-- Begin --
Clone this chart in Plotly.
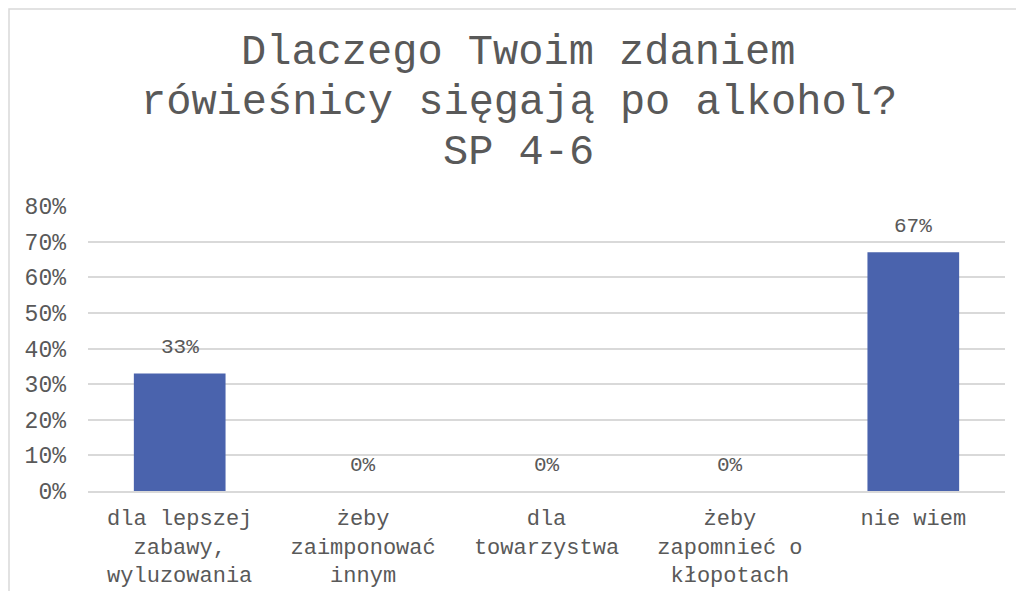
import plotly.graph_objects as go

categories = [
    "dla lepszej<br>zabawy,<br>wyluzowania",
    "żeby<br>zaimponować<br>innym",
    "dla<br>towarzystwa",
    "żeby<br>zapomnieć o<br>kłopotach",
    "nie wiem",
]
shares = [0.33, 0.0, 0.0, 0.0, 0.67]
y_ticks = [0, 0.1, 0.2, 0.3, 0.4, 0.5, 0.6, 0.7, 0.8]
title_lines = ["Dlaczego Twoim zdaniem", "rówieśnicy sięgają po alkohol?", "SP 4-6"]

FONT = "Liberation Mono, DejaVu Sans Mono, monospace"
GREY = "#595959"
GRID = "#d9d9d9"

fig = go.Figure(go.Bar(
    x=categories,
    y=shares,
    marker=dict(color="#4a63ad", line=dict(width=0)),
))

# page body keeps an 8px margin, so the figure is a bit smaller than the window
fig.update_layout(
    width=1008, height=583,
    paper_bgcolor="white", plot_bgcolor="white",
    margin=dict(l=80, r=11, t=198, b=100),
    bargap=0.5,
    showlegend=False,
    font=dict(family=FONT, color=GREY),
)

# title, one line at a time so the line spacing matches
for i, line in enumerate(title_lines):
    fig.add_annotation(
        text=line, xref="paper", yref="paper", x=0.47, y=1,
        xanchor="center", yanchor="middle", yshift=153 - 50 * i,
        showarrow=False, font=dict(family=FONT, size=42, color=GREY),
    )

# value labels above the bars
for cat, val in zip(categories, shares):
    fig.add_annotation(
        text=f"{val:.0%}", x=cat, y=val, xref="x", yref="y",
        yanchor="bottom", yshift=12, showarrow=False,
        font=dict(family=FONT, size=21, color=GREY),
    )

fig.update_xaxes(
    showgrid=False, showline=True, linecolor=GRID, linewidth=1.5,
    ticks="", automargin=False, ticklabelstandoff=6,
    tickfont=dict(family=FONT, size=22, color=GREY),
)
fig.update_yaxes(
    range=[0, 0.8], tickvals=y_ticks, tickformat=".0%",
    showgrid=True, gridcolor=GRID, gridwidth=1.5,
    zeroline=False, showline=False, ticks="", automargin=False,
    ticklabelstandoff=21,
    tickfont=dict(family=FONT, size=23, color=GREY),
)

# chart frame along the top and left edges of the figure
fig.add_shape(
    type="rect", layer="below",
    xref="paper", yref="paper",
    xsizemode="pixel", ysizemode="pixel",
    xanchor=0, yanchor=1,
    x0=-79, x1=1000, y0=197, y1=-600,
    line=dict(color=GRID, width=1.5), fillcolor="rgba(0,0,0,0)",
)

fig.write_html("out.html")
-- End --
STATED TASK => Write out again exactly the lines from the start of the data above through the line containing "import plotly.graph_objects as go", inclusive, excluding any pictures.

TASK RESULT =>
Clone this chart in Plotly.
import plotly.graph_objects as go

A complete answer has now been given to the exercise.